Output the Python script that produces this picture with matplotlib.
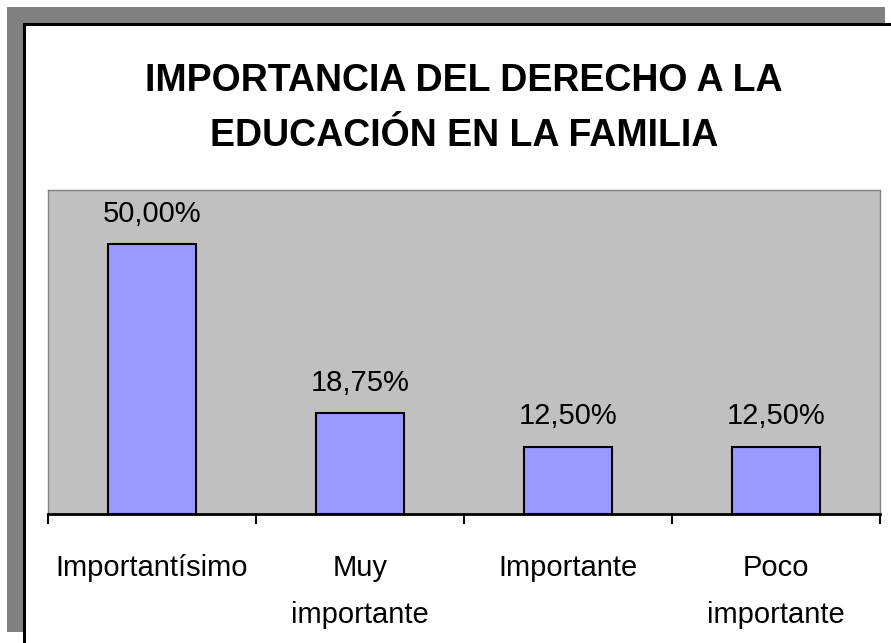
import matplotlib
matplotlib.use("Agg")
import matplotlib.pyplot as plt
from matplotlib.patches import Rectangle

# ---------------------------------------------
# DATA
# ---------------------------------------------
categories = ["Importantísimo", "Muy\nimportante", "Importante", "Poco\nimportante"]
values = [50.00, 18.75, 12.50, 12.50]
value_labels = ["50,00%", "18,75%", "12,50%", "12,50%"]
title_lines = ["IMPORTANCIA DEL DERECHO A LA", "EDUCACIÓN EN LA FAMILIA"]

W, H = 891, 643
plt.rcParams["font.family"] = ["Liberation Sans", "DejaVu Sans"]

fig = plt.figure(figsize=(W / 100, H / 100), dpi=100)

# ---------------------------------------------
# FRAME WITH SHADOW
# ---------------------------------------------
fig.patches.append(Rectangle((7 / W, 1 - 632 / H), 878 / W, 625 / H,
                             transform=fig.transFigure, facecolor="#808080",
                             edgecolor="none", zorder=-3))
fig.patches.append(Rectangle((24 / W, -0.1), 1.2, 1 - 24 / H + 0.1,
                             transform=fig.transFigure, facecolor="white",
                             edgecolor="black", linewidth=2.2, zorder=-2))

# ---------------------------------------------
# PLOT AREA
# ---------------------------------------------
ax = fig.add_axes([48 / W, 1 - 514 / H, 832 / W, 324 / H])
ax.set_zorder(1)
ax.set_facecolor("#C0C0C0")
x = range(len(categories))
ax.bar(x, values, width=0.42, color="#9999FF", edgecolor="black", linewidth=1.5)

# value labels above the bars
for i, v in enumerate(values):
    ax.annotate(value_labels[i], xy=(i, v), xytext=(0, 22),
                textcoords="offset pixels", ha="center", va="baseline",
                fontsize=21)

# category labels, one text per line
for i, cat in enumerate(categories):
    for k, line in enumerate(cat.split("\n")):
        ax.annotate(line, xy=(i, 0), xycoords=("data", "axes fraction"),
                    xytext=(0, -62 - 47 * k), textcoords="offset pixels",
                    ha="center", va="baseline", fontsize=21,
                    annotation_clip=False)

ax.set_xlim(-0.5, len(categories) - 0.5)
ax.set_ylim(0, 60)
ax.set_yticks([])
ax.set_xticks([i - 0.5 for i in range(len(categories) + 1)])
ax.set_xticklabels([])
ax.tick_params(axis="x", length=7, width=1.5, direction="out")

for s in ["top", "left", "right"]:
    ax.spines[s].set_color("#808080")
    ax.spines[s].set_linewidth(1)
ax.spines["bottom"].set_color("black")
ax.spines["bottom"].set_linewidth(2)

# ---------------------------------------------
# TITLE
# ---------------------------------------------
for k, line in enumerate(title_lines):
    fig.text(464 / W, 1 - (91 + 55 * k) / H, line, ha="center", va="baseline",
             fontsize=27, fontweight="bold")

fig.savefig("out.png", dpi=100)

┄┄┄┄┄┄

● OBJECTIVE
From the first line above to the line containing "annotation_clip=False)", repeat each line exactly. Pictures stay out.

● SOLUTION TO THE EXERCISE
Output the Python script that produces this picture with matplotlib.
import matplotlib
matplotlib.use("Agg")
import matplotlib.pyplot as plt
from matplotlib.patches import Rectangle

# ---------------------------------------------
# DATA
# ---------------------------------------------
categories = ["Importantísimo", "Muy\nimportante", "Importante", "Poco\nimportante"]
values = [50.00, 18.75, 12.50, 12.50]
value_labels = ["50,00%", "18,75%", "12,50%", "12,50%"]
title_lines = ["IMPORTANCIA DEL DERECHO A LA", "EDUCACIÓN EN LA FAMILIA"]

W, H = 891, 643
plt.rcParams["font.family"] = ["Liberation Sans", "DejaVu Sans"]

fig = plt.figure(figsize=(W / 100, H / 100), dpi=100)

# ---------------------------------------------
# FRAME WITH SHADOW
# ---------------------------------------------
fig.patches.append(Rectangle((7 / W, 1 - 632 / H), 878 / W, 625 / H,
                             transform=fig.transFigure, facecolor="#808080",
                             edgecolor="none", zorder=-3))
fig.patches.append(Rectangle((24 / W, -0.1), 1.2, 1 - 24 / H + 0.1,
                             transform=fig.transFigure, facecolor="white",
                             edgecolor="black", linewidth=2.2, zorder=-2))

# ---------------------------------------------
# PLOT AREA
# ---------------------------------------------
ax = fig.add_axes([48 / W, 1 - 514 / H, 832 / W, 324 / H])
ax.set_zorder(1)
ax.set_facecolor("#C0C0C0")
x = range(len(categories))
ax.bar(x, values, width=0.42, color="#9999FF", edgecolor="black", linewidth=1.5)

# value labels above the bars
for i, v in enumerate(values):
    ax.annotate(value_labels[i], xy=(i, v), xytext=(0, 22),
                textcoords="offset pixels", ha="center", va="baseline",
                fontsize=21)

# category labels, one text per line
for i, cat in enumerate(categories):
    for k, line in enumerate(cat.split("\n")):
        ax.annotate(line, xy=(i, 0), xycoords=("data", "axes fraction"),
                    xytext=(0, -62 - 47 * k), textcoords="offset pixels",
                    ha="center", va="baseline", fontsize=21,
                    annotation_clip=False)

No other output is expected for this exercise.